The president of Brazil vowed to reduce the country's carbon emissions significantly in a speech to the United Nations Sunday. President Dilma Rousseff said the South American nation would cut greenhouse gas emissions by 37 percent by 2025 from 2005 levels.

Rousseff said Brazil planned to achieve its goal by revving up efforts to use renewable energy, including solar, wind and biomass. Authorities will also look to reforestation as a way to reduce emissions. The president already has pledged to restore some 12 million hectares (46,332 square miles) of forest, an area about the same size as Pennsylvania.

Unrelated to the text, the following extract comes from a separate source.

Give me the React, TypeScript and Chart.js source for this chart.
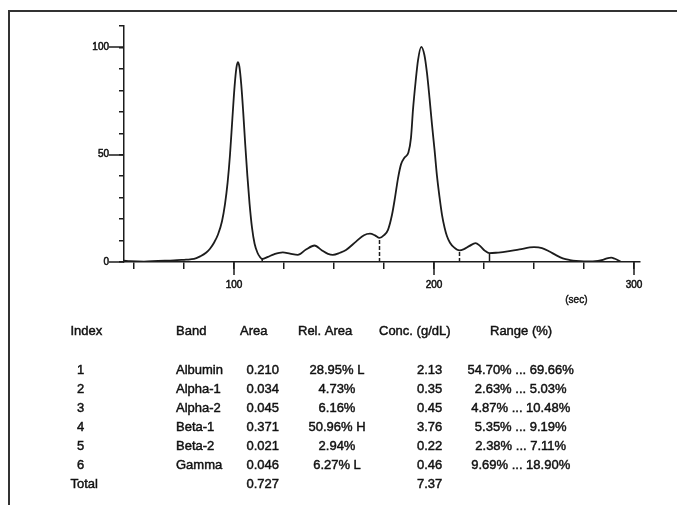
import React, { useEffect, useRef } from 'react';
import { Chart, registerables } from 'chart.js';

Chart.register(...registerables);

// ---- curve (migration time in sec, relative intensity) ----
const curveX = [
  45, 48, 55, 62, 70, 76, 80, 83, 86, 88, 90, 92, 94, 95.5, 96.8, 98, 99.2, 100.3, 101.2, 101.9,
  102.7, 103.6, 104.6, 105.6, 106.7, 107.8, 109, 110.3, 111.8, 113, 114.1, 117, 120, 124.4, 128,
  131.9, 136, 140.25, 144, 147, 149.4, 153, 156, 161, 165, 168, 170.5, 172.75, 175, 177, 179,
  180.5, 182, 183.5, 185.3, 187.2, 188.5, 189.5, 190.8, 192, 193.6, 195.2, 196.5, 197.8, 199,
  200.3, 201.5, 202.8, 204, 205.3, 206.5, 208, 210, 212.75, 215, 217.8, 220.75, 223, 225.5,
  227.75, 232, 236, 242.75, 250, 254, 257.75, 261, 264.4, 268, 271, 275, 279.4, 282, 284.4,
  286.5, 288.6, 290.5, 292.75, 293.6,
];
const curveY = [
  0.6, 0.4, 0.2, 0.5, 0.7, 1.1, 1.4, 2.6, 4.3, 6.2, 9, 12.8, 19, 27, 37, 50, 67, 82, 90.5, 93.2,
  91, 83, 70, 55, 40, 27, 16, 8.5, 4.2, 2.3, 1.4, 2.4, 3.6, 4.5, 3.9,
  3.3, 5.8, 7.7, 5.4, 3.8, 3.3, 4.3, 5.6, 9.5, 12.5, 13.2, 12.4, 11.2, 12.5, 15, 22,
  30, 39, 45.5, 48.7, 51, 58, 71, 84, 94, 100.3, 96.5, 88, 76, 64,
  52, 40, 30, 22, 16, 12, 9, 6.8, 5.4, 6.0, 7.5, 8.8, 7.5, 5.2,
  4.1, 4.4, 4.8, 5.9, 6.9, 6.5, 4.9, 3.2, 1.7, 0.9, 0.5, 0.3, 0.3, 0.5, 1.0,
  1.7, 2.0, 1.5, 0.5, 0,
];

// ---- band boundaries ----
const dividerX = [114.1, 172.75, 212.75, 227.75];
const dividerY = [1.4, 11.2, 5.4, 4.1];
const dividerDashed = [false, true, true, false];

// ---- axes ----
const xTicks = [50, 75, 100, 125, 150, 175, 200, 225, 250, 275, 300];
const xMajor = [100, 200, 300];
const yTicks = [0, 10, 20, 30, 40, 50, 60, 70, 80, 90, 100, 110];
const yMajor = [0, 50, 100];
const xUnit = '(sec)';

// ---- table ----
const headers = ['Index', 'Band', 'Area', 'Rel. Area', 'Conc. (g/dL)', 'Range (%)'];
const indexCol = ['1', '2', '3', '4', '5', '6', 'Total'];
const bandCol = ['Albumin', 'Alpha-1', 'Alpha-2', 'Beta-1', 'Beta-2', 'Gamma', ''];
const areaCol = ['0.210', '0.034', '0.045', '0.371', '0.021', '0.046', '0.727'];
const relAreaCol = ['28.95% L', '4.73%', '6.16%', '50.96% H', '2.94%', '6.27% L', ''];
const concCol = ['2.13', '0.35', '0.45', '3.76', '0.22', '0.46', '7.37'];
const rangeCol = [
  '54.70% ... 69.66%',
  '2.63% ... 5.03%',
  '4.87% ... 10.48%',
  '5.35% ... 9.19%',
  '2.38% ... 7.11%',
  '9.69% ... 18.90%',
  '',
];

const INK = '#1c1c1c';
const FONT = '"Liberation Sans", Arial, Helvetica, sans-serif';

function txt(ctx: CanvasRenderingContext2D, s: string, x: number, y: number) {
  if (!s) return;
  ctx.strokeText(s, x, y);
  ctx.fillText(s, x, y);
}

const overlayPlugin = {
  id: 'overlay',
  afterDraw(chart: any) {
    const ctx = chart.ctx as CanvasRenderingContext2D;
    const xs = chart.scales.x;
    const ys = chart.scales.y;
    ctx.save();
    ctx.strokeStyle = INK;
    ctx.lineWidth = 1.5;
    ctx.beginPath();
    xMajor.forEach((v) => {
      const px = Math.round(xs.getPixelForValue(v));
      ctx.moveTo(px, ys.bottom);
      ctx.lineTo(px, ys.bottom + 13);
    });
    yMajor.forEach((v) => {
      const py = Math.round(ys.getPixelForValue(v));
      ctx.moveTo(xs.left - 15, py);
      ctx.lineTo(xs.left, py);
    });
    ctx.stroke();

    ctx.fillStyle = '#111';
    ctx.strokeStyle = '#111';
    ctx.lineWidth = 0.4;
    ctx.font = `10px ${FONT}`;
    ctx.textAlign = 'center';
    ctx.textBaseline = 'middle';
    txt(ctx, xUnit, xs.getPixelForValue(271.2), ys.bottom + 38);

    // table
    ctx.font = `13px ${FONT}`;
    ctx.lineWidth = 0.45;
    const hy = 331.5;
    ctx.textAlign = 'left';
    txt(ctx, headers[0], 70.5, hy);
    txt(ctx, headers[1], 176, hy);
    txt(ctx, headers[2], 240, hy);
    txt(ctx, headers[3], 298, hy);
    txt(ctx, headers[4], 379, hy);
    txt(ctx, headers[5], 490, hy);
    for (let i = 0; i < indexCol.length; i++) {
      const y = 370 + 19 * i;
      if (indexCol[i] === 'Total') {
        ctx.textAlign = 'left';
        txt(ctx, indexCol[i], 70.5, y);
      } else {
        ctx.textAlign = 'center';
        txt(ctx, indexCol[i], 80.7, y);
      }
      ctx.textAlign = 'left';
      txt(ctx, bandCol[i], 176, y);
      txt(ctx, areaCol[i], 246.5, y);
      txt(ctx, concCol[i], 417, y);
      ctx.textAlign = 'center';
      txt(ctx, relAreaCol[i], 337, y);
      txt(ctx, rangeCol[i], 520.7, y);
    }
    ctx.restore();
  },
};

export default function App() {
  const ref = useRef<HTMLCanvasElement | null>(null);
  useEffect(() => {
    if (!ref.current) return;
    const curve = curveX.map((x, i) => ({ x, y: curveY[i] }));
    const dividers = dividerX.map((x, i) => ({
      data: [
        { x, y: 0 },
        { x, y: dividerY[i] },
      ],
      showLine: true,
      borderColor: INK,
      borderWidth: 1.5,
      borderDash: dividerDashed[i] ? [4, 2] : [],
      pointRadius: 0,
      tension: 0,
    }));
    const chart = new Chart(ref.current, {
      type: 'scatter',
      data: {
        datasets: [
          {
            data: curve,
            showLine: true,
            borderColor: INK,
            borderWidth: 1.8,
            pointRadius: 0,
            cubicInterpolationMode: 'monotone',
          } as any,
          ...(dividers as any[]),
        ],
      },
      plugins: [overlayPlugin],
      options: {
        responsive: false,
        animation: false,
        events: [],
        layout: { padding: { left: 84, top: 26, right: 37, bottom: 203 } },
        plugins: { legend: { display: false }, tooltip: { enabled: false } },
        scales: {
          x: {
            type: 'linear',
            position: 'bottom',
            min: 45,
            max: 303,
            afterBuildTicks: (s: any) => {
              s.ticks = xTicks.map((value) => ({ value }));
            },
            afterFit: (s: any) => {
              s.height = 40;
            },
            border: { display: true, color: INK, width: 1.5 },
            grid: { drawOnChartArea: false, tickLength: 7, color: INK, lineWidth: 1.5 },
            ticks: {
              autoSkip: false,
              maxRotation: 0,
              padding: 10,
              color: '#111',
              textStrokeColor: '#111',
              textStrokeWidth: 0.5,
              font: { size: 10, family: FONT },
              callback: (v: any) => (xMajor.includes(Number(v)) ? String(v) : ''),
            },
          },
          y: {
            type: 'linear',
            min: 0,
            max: 110,
            afterBuildTicks: (s: any) => {
              s.ticks = yTicks.map((value) => ({ value }));
            },
            afterFit: (s: any) => {
              s.width = 40;
            },
            border: { display: true, color: INK, width: 1.5 },
            grid: { drawOnChartArea: false, tickLength: 5, color: INK, lineWidth: 1.5 },
            ticks: {
              autoSkip: false,
              padding: 10,
              color: '#111',
              textStrokeColor: '#111',
              textStrokeWidth: 0.5,
              font: { size: 10, family: FONT },
              callback: (v: any) => (yMajor.includes(Number(v)) ? String(v) : ''),
            },
          },
        },
      },
    } as any);
    return () => chart.destroy();
  }, []);

  return (
    <div style={{ position: 'absolute', left: 0, top: 0, width: 677, height: 505, background: '#fff' }}>
      <div
        style={{
          position: 'absolute',
          left: 8,
          top: 10,
          width: 680,
          height: 500,
          borderLeft: '2px solid #333',
          borderTop: '2px solid #333',
          boxSizing: 'border-box',
        }}
      />
      <canvas ref={ref} width={677} height={505} style={{ position: 'absolute', left: 0, top: 0, display: 'block' }} />
    </div>
  );
}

Surprising to many, Norway, a Scandinavian nation thousands of miles from Brazil, has been part of the country's reforestation effort. Norway is one of the largest donors to the effort as a country that earns much of its GDP in oil and gas production. Norwegian authorities pledged $1 billion to Brazil in 2008 for reforestation, and Brazil is set to receive the last $100 million of that money at a U.N. summit in December after reducing deforestation 75 percent.

U.N. Secretary-General Ban Ki-moon said the two countries initiatives on climate change were an “outstanding example” of international collaboration.

The Brazilian president has made climate change one of her top priorities throughout her term. “As countries that are as vast as continents, we have this very important greenhouse gas emissions target,” said Rousseff after a meeting with President Barack Obama in June. “We attach a great deal of importance to reducing [deforestation] ... and we also wish to turn the page and engage in a clear-cut reforestation-oriented policy,” she said. 

Rousseff said the nation also hoped to reduce emissions by 43 percent by 2030.